### RECORDED DATA ###

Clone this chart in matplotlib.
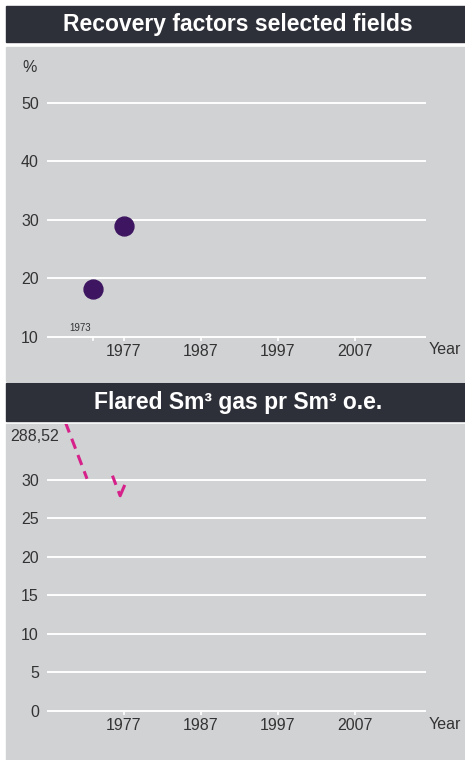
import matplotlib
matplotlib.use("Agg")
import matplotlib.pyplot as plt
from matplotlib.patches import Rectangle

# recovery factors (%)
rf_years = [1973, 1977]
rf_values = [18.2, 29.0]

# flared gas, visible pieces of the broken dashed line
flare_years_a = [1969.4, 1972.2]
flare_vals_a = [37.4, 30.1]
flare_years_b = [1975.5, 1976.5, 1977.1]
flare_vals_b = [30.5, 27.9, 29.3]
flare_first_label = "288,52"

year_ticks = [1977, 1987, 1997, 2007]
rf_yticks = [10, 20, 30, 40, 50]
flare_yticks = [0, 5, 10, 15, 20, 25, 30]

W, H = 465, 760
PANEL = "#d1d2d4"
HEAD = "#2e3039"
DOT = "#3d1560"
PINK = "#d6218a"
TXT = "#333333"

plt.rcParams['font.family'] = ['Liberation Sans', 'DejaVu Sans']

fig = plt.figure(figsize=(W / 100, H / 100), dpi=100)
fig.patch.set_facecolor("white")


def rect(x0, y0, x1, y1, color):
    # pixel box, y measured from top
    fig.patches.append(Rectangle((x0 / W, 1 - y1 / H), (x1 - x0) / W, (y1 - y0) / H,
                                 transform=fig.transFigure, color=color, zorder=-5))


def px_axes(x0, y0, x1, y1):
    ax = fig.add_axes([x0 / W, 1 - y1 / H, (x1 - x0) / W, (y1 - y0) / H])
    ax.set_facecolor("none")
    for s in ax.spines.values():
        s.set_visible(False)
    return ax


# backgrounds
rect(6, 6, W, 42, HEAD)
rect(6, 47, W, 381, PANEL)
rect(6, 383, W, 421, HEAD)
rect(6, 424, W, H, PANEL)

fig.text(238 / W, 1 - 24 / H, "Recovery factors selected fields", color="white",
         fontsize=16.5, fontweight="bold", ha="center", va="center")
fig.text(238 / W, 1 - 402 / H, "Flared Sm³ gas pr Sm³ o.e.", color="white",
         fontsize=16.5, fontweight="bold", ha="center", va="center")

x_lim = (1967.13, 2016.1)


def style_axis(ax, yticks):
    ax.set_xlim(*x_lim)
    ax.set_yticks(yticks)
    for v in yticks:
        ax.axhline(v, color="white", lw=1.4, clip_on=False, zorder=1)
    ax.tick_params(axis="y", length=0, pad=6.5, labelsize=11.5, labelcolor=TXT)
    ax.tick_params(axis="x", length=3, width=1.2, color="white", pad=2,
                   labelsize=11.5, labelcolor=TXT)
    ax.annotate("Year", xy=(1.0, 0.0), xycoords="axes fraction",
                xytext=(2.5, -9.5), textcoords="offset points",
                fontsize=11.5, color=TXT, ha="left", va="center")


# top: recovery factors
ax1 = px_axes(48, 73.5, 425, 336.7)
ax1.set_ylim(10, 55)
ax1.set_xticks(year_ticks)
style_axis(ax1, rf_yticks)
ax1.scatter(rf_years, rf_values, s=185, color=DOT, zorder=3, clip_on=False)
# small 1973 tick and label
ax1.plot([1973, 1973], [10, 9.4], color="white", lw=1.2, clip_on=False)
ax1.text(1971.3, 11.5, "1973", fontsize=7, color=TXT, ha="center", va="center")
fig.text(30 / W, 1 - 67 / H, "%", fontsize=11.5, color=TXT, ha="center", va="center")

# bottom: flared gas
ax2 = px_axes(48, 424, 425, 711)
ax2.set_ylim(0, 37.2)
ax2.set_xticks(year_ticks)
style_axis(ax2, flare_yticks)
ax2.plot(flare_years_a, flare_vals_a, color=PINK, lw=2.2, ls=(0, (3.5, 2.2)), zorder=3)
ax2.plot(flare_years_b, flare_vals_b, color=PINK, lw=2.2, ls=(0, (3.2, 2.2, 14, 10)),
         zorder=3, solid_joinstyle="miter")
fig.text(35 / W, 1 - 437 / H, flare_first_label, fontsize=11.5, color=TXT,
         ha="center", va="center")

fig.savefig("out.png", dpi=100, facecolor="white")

###

_GIVEN TASK:_ Your copy of the data above should match it exactly, except that pictures are left out.

_RESULT OF THE TASK:_
Clone this chart in matplotlib.
import matplotlib
matplotlib.use("Agg")
import matplotlib.pyplot as plt
from matplotlib.patches import Rectangle

# recovery factors (%)
rf_years = [1973, 1977]
rf_values = [18.2, 29.0]

# flared gas, visible pieces of the broken dashed line
flare_years_a = [1969.4, 1972.2]
flare_vals_a = [37.4, 30.1]
flare_years_b = [1975.5, 1976.5, 1977.1]
flare_vals_b = [30.5, 27.9, 29.3]
flare_first_label = "288,52"

year_ticks = [1977, 1987, 1997, 2007]
rf_yticks = [10, 20, 30, 40, 50]
flare_yticks = [0, 5, 10, 15, 20, 25, 30]

W, H = 465, 760
PANEL = "#d1d2d4"
HEAD = "#2e3039"
DOT = "#3d1560"
PINK = "#d6218a"
TXT = "#333333"

plt.rcParams['font.family'] = ['Liberation Sans', 'DejaVu Sans']

fig = plt.figure(figsize=(W / 100, H / 100), dpi=100)
fig.patch.set_facecolor("white")


def rect(x0, y0, x1, y1, color):
    # pixel box, y measured from top
    fig.patches.append(Rectangle((x0 / W, 1 - y1 / H), (x1 - x0) / W, (y1 - y0) / H,
                                 transform=fig.transFigure, color=color, zorder=-5))


def px_axes(x0, y0, x1, y1):
    ax = fig.add_axes([x0 / W, 1 - y1 / H, (x1 - x0) / W, (y1 - y0) / H])
    ax.set_facecolor("none")
    for s in ax.spines.values():
        s.set_visible(False)
    return ax


# backgrounds
rect(6, 6, W, 42, HEAD)
rect(6, 47, W, 381, PANEL)
rect(6, 383, W, 421, HEAD)
rect(6, 424, W, H, PANEL)

fig.text(238 / W, 1 - 24 / H, "Recovery factors selected fields", color="white",
         fontsize=16.5, fontweight="bold", ha="center", va="center")
fig.text(238 / W, 1 - 402 / H, "Flared Sm³ gas pr Sm³ o.e.", color="white",
         fontsize=16.5, fontweight="bold", ha="center", va="center")

x_lim = (1967.13, 2016.1)


def style_axis(ax, yticks):
    ax.set_xlim(*x_lim)
    ax.set_yticks(yticks)
    for v in yticks:
        ax.axhline(v, color="white", lw=1.4, clip_on=False, zorder=1)
    ax.tick_params(axis="y", length=0, pad=6.5, labelsize=11.5, labelcolor=TXT)
    ax.tick_params(axis="x", length=3, width=1.2, color="white", pad=2,
                   labelsize=11.5, labelcolor=TXT)
    ax.annotate("Year", xy=(1.0, 0.0), xycoords="axes fraction",
                xytext=(2.5, -9.5), textcoords="offset points",
                fontsize=11.5, color=TXT, ha="left", va="center")


# top: recovery factors
ax1 = px_axes(48, 73.5, 425, 336.7)
ax1.set_ylim(10, 55)
ax1.set_xticks(year_ticks)
style_axis(ax1, rf_yticks)
ax1.scatter(rf_years, rf_values, s=185, color=DOT, zorder=3, clip_on=False)
# small 1973 tick and label
ax1.plot([1973, 1973], [10, 9.4], color="white", lw=1.2, clip_on=False)
ax1.text(1971.3, 11.5, "1973", fontsize=7, color=TXT, ha="center", va="center")
fig.text(30 / W, 1 - 67 / H, "%", fontsize=11.5, color=TXT, ha="center", va="center")

# bottom: flared gas
ax2 = px_axes(48, 424, 425, 711)
ax2.set_ylim(0, 37.2)
ax2.set_xticks(year_ticks)
style_axis(ax2, flare_yticks)
ax2.plot(flare_years_a, flare_vals_a, color=PINK, lw=2.2, ls=(0, (3.5, 2.2)), zorder=3)
ax2.plot(flare_years_b, flare_vals_b, color=PINK, lw=2.2, ls=(0, (3.2, 2.2, 14, 10)),
         zorder=3, solid_joinstyle="miter")
fig.text(35 / W, 1 - 437 / H, flare_first_label, fontsize=11.5, color=TXT,
         ha="center", va="center")

fig.savefig("out.png", dpi=100, facecolor="white")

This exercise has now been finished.